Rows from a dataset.
• • • •

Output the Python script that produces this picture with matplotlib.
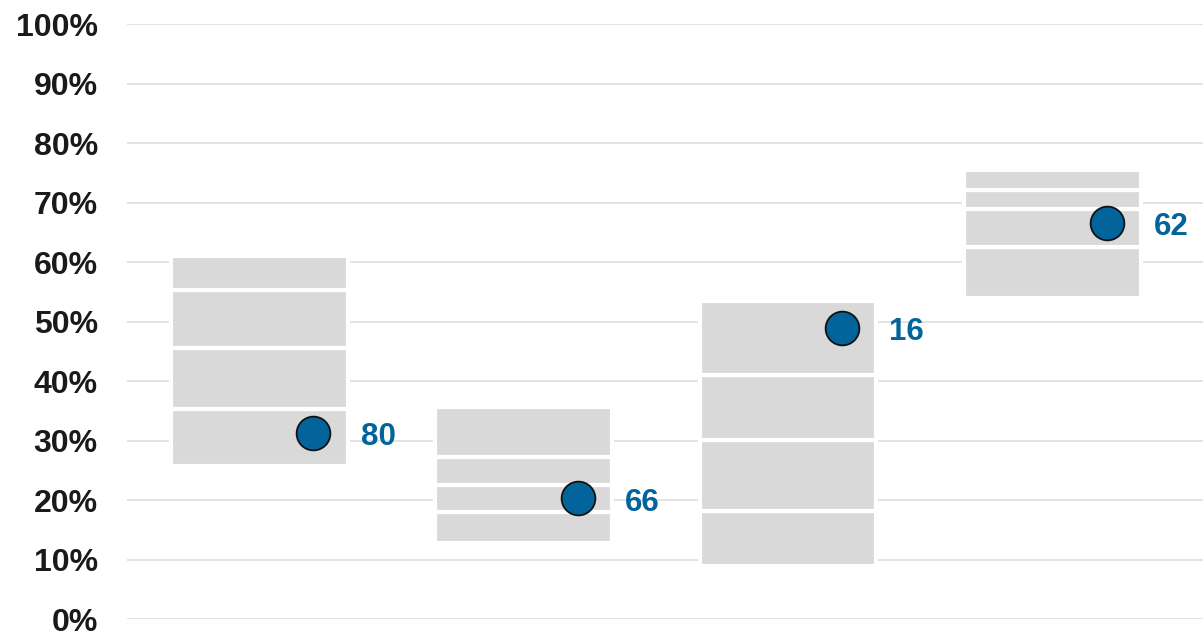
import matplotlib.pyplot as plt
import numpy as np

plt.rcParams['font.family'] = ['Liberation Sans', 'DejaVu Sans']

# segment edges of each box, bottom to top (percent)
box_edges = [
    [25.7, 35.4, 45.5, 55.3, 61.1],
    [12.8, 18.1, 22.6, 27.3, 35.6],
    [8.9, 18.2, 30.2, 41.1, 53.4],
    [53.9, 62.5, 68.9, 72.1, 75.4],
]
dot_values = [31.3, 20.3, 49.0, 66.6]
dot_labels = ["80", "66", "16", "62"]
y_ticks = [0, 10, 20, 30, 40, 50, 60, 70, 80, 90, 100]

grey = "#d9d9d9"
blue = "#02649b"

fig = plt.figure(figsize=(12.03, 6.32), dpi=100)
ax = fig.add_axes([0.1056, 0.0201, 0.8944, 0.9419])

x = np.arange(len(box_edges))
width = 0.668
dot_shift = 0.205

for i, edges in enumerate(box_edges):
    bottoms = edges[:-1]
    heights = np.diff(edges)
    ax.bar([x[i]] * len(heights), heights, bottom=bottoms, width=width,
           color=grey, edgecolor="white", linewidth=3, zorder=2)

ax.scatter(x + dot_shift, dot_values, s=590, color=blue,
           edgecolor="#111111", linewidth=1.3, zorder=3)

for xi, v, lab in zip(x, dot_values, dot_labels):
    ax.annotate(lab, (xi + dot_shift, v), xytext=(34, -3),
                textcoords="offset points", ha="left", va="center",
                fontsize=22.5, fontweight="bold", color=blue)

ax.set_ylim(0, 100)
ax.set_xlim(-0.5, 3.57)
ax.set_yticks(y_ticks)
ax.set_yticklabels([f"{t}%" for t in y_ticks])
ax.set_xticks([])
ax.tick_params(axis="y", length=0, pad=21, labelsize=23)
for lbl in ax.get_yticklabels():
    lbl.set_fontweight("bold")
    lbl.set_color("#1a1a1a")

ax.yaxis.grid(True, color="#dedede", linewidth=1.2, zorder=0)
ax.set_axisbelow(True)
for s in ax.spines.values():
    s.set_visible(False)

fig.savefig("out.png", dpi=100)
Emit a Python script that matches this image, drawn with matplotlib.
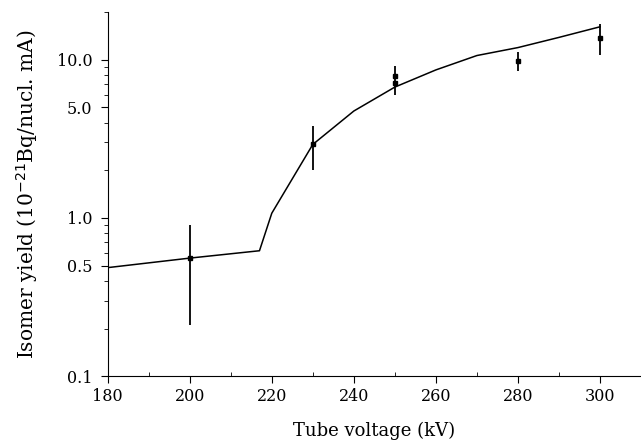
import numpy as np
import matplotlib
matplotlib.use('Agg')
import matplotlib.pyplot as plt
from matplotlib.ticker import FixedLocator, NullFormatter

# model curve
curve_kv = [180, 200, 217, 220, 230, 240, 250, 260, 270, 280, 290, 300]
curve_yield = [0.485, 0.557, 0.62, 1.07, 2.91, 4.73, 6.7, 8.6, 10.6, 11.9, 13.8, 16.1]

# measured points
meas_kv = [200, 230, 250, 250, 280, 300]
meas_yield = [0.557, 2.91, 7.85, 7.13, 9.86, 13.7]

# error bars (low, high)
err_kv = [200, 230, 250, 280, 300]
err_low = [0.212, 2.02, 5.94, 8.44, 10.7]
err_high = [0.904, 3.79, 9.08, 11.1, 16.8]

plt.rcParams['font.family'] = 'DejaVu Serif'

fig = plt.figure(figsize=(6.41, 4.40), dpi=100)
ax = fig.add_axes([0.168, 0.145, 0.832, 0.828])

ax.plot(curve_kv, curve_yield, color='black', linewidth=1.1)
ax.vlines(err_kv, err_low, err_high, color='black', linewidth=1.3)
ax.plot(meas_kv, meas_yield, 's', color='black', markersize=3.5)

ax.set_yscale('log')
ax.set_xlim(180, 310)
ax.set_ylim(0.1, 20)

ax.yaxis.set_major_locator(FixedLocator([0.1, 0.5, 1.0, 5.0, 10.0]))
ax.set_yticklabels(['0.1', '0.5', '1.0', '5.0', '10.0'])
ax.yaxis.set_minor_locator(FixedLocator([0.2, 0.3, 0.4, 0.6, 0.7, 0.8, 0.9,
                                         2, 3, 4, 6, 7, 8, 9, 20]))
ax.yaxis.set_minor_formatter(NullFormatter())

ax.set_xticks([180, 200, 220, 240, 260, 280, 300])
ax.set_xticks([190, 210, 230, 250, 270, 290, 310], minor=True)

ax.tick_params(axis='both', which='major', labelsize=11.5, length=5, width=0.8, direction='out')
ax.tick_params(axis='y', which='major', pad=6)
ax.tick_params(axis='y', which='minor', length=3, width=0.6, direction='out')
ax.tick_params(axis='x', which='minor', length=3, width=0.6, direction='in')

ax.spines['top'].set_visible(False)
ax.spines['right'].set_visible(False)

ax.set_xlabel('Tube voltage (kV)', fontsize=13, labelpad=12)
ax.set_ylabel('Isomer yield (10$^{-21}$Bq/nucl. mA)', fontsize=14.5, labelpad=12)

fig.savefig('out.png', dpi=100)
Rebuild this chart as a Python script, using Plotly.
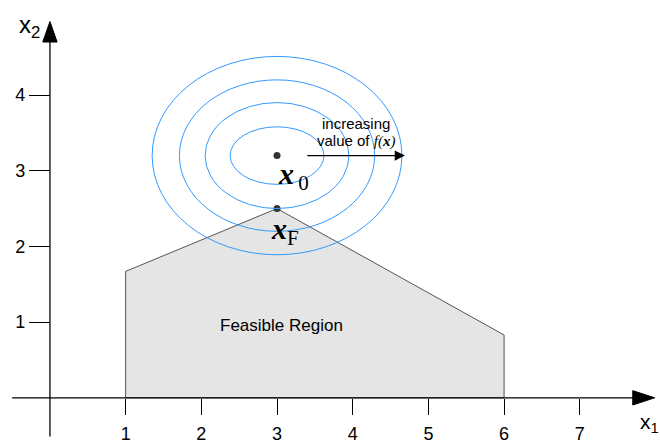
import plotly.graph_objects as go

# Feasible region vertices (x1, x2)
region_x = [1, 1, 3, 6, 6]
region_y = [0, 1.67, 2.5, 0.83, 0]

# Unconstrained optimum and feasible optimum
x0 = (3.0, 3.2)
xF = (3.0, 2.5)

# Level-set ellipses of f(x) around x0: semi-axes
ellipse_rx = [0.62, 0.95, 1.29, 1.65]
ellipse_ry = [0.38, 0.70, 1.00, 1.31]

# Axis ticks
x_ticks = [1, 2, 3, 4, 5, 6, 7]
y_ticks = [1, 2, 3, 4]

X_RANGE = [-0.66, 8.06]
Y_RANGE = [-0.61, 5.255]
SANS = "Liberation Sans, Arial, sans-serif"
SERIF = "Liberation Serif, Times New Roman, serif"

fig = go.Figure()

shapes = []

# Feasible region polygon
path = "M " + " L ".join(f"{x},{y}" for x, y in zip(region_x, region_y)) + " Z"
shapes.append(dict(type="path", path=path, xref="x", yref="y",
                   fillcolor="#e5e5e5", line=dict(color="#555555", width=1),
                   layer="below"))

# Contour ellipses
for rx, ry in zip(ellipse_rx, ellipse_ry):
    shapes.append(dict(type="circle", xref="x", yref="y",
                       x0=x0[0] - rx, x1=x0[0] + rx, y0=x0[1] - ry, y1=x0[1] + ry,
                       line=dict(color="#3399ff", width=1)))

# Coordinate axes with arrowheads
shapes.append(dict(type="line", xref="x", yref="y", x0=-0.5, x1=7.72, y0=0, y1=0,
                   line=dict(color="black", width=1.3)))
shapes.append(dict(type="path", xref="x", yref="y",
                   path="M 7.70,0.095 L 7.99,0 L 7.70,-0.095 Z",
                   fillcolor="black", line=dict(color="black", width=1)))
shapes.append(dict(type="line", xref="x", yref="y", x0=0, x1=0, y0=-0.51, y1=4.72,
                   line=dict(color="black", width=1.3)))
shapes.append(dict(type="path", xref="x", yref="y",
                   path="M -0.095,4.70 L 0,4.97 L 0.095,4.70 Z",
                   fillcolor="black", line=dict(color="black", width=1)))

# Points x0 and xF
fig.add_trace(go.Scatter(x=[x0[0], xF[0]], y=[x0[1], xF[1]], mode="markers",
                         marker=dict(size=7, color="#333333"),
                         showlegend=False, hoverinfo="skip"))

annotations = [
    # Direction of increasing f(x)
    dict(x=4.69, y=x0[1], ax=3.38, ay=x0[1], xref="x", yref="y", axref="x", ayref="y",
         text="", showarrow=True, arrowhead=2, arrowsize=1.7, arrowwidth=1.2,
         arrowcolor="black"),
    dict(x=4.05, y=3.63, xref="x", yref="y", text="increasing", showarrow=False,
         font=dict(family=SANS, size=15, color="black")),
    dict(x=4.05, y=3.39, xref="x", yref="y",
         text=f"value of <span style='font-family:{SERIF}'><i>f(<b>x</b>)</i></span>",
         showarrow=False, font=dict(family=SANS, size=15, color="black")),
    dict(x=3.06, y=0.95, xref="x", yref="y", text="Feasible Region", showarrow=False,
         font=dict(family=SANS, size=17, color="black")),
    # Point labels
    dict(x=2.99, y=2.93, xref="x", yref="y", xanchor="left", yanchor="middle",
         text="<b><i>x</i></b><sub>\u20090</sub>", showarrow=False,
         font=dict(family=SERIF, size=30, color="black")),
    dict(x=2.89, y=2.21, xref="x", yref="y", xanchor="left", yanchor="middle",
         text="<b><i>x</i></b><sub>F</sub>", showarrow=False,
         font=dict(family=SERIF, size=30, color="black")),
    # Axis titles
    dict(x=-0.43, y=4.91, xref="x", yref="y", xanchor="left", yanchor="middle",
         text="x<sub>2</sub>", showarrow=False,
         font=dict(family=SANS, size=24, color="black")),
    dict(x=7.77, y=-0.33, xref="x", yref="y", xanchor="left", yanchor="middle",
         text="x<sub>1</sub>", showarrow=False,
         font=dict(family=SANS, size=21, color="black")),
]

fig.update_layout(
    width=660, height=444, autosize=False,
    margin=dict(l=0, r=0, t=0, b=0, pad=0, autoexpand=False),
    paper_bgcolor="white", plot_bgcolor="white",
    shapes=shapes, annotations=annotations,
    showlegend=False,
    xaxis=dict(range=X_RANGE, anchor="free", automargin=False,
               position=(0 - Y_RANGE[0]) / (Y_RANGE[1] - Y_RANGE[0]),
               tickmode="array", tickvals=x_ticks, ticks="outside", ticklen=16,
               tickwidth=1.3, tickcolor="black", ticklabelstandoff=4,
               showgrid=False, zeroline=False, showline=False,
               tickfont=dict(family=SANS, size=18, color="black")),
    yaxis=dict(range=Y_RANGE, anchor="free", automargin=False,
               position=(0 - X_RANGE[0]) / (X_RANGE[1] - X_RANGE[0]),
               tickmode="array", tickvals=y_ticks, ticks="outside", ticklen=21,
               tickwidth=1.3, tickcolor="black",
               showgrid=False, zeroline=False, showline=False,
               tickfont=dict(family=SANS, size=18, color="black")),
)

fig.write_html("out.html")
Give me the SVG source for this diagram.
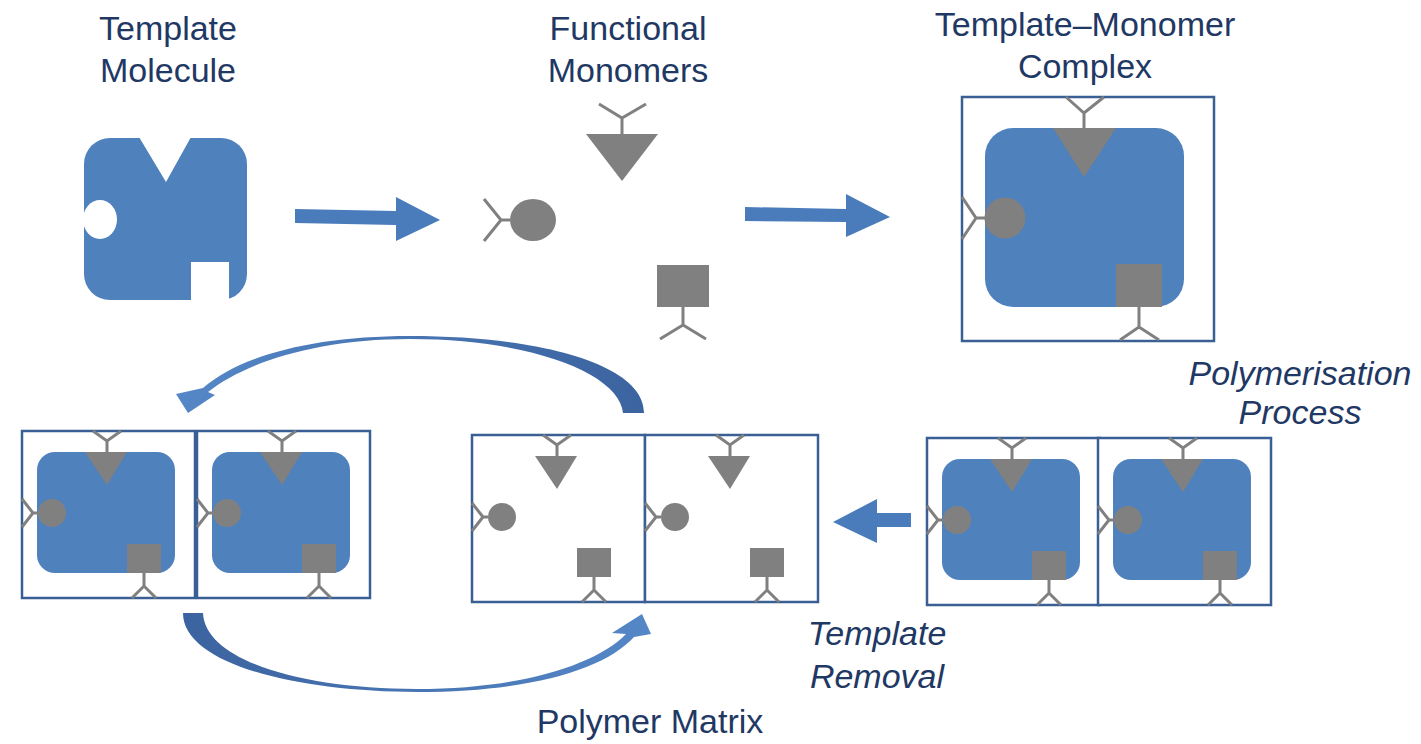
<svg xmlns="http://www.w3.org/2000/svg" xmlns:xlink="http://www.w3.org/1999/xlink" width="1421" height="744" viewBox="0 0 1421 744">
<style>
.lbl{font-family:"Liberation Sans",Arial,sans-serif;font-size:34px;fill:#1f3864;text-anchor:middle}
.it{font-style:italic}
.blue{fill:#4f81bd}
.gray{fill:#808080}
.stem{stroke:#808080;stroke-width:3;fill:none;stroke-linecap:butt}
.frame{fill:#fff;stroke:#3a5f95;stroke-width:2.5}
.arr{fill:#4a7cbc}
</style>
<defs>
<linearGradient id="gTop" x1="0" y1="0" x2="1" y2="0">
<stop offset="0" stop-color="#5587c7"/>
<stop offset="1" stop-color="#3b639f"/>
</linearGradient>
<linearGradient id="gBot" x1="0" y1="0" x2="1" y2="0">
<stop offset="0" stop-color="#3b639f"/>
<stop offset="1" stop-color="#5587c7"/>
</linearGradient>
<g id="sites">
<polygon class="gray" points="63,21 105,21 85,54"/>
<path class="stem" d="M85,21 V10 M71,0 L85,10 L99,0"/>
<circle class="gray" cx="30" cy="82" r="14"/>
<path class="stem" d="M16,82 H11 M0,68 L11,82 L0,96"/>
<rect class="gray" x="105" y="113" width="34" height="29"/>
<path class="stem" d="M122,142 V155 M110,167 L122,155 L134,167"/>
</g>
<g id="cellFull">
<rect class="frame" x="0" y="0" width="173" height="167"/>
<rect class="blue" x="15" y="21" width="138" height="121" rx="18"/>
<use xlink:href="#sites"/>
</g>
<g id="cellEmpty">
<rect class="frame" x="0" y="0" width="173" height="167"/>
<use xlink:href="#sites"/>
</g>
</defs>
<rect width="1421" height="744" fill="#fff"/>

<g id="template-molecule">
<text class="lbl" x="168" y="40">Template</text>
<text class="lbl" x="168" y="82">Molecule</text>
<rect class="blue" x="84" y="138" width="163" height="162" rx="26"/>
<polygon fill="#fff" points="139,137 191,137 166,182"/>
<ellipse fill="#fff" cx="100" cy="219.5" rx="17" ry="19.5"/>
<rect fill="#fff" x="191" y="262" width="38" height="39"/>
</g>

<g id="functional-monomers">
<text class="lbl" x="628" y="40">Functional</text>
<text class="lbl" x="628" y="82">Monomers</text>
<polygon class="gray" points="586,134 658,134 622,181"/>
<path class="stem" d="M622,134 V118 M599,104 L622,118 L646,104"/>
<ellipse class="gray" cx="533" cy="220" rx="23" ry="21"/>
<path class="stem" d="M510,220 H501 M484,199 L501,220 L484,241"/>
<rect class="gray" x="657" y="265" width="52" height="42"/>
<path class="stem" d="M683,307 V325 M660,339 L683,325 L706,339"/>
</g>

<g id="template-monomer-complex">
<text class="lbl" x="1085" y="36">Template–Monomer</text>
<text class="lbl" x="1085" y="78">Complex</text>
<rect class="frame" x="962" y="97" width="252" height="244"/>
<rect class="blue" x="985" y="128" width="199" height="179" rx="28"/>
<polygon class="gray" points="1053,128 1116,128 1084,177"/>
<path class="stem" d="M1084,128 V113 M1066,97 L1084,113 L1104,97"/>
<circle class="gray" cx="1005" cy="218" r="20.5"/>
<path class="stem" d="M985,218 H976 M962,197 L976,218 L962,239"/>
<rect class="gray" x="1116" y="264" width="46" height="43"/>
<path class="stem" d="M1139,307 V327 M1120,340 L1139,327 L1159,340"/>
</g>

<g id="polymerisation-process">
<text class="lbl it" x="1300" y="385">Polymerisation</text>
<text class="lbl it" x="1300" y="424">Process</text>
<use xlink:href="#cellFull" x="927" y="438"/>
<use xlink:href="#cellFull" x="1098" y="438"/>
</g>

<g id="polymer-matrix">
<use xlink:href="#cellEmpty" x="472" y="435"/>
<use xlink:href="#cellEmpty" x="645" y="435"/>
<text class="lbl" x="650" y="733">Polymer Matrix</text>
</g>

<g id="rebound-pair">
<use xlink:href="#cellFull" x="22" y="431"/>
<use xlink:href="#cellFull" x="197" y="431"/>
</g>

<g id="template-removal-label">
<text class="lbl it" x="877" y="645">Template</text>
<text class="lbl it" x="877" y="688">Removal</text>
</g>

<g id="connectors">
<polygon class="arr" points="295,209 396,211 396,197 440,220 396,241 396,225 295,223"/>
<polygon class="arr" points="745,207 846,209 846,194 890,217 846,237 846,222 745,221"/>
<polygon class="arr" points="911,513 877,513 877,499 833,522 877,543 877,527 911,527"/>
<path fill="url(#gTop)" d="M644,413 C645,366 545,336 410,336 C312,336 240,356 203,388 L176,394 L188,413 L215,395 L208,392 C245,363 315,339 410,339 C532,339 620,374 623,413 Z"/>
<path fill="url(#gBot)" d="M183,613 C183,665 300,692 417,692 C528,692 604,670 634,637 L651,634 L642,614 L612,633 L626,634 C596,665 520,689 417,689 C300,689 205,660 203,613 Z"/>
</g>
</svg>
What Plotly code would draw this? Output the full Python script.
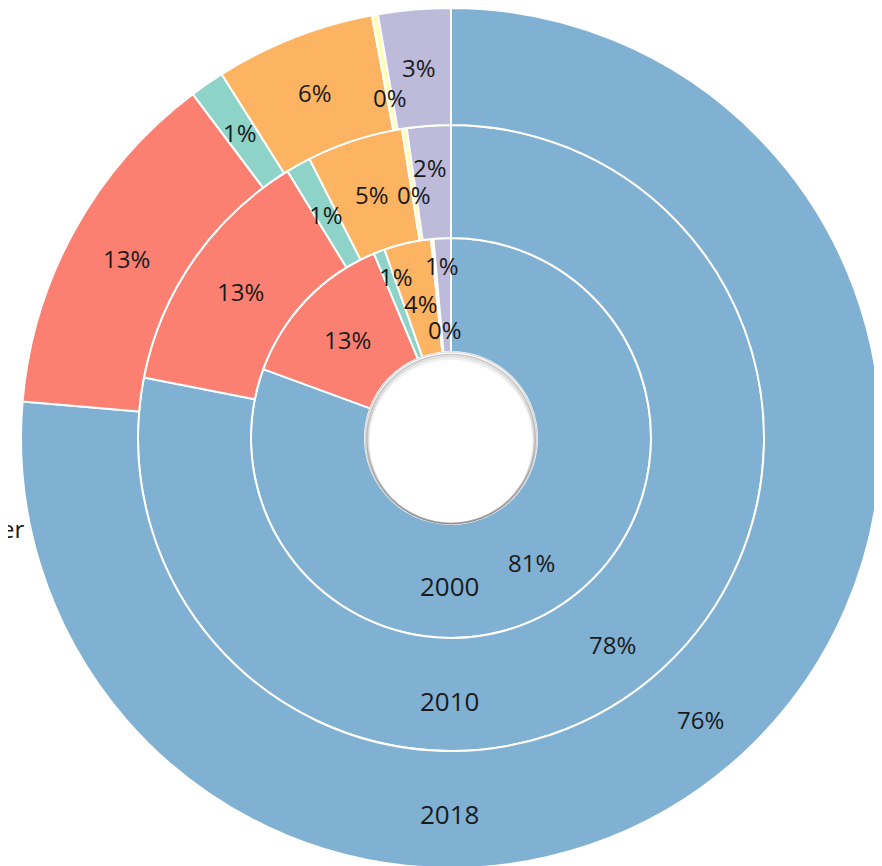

• • • •

What is required.
Every line from the start of the listing above through the line with "plt.rcParams['font.family'] = ['Liberation" should be repeated exactly; skip the pictures and add nothing else.

Response.
Output the Python script that produces this picture with matplotlib.
import matplotlib.pyplot as plt
import numpy as np

plt.rcParams['font.family'] = ['Liberation Sans', 'DejaVu Sans']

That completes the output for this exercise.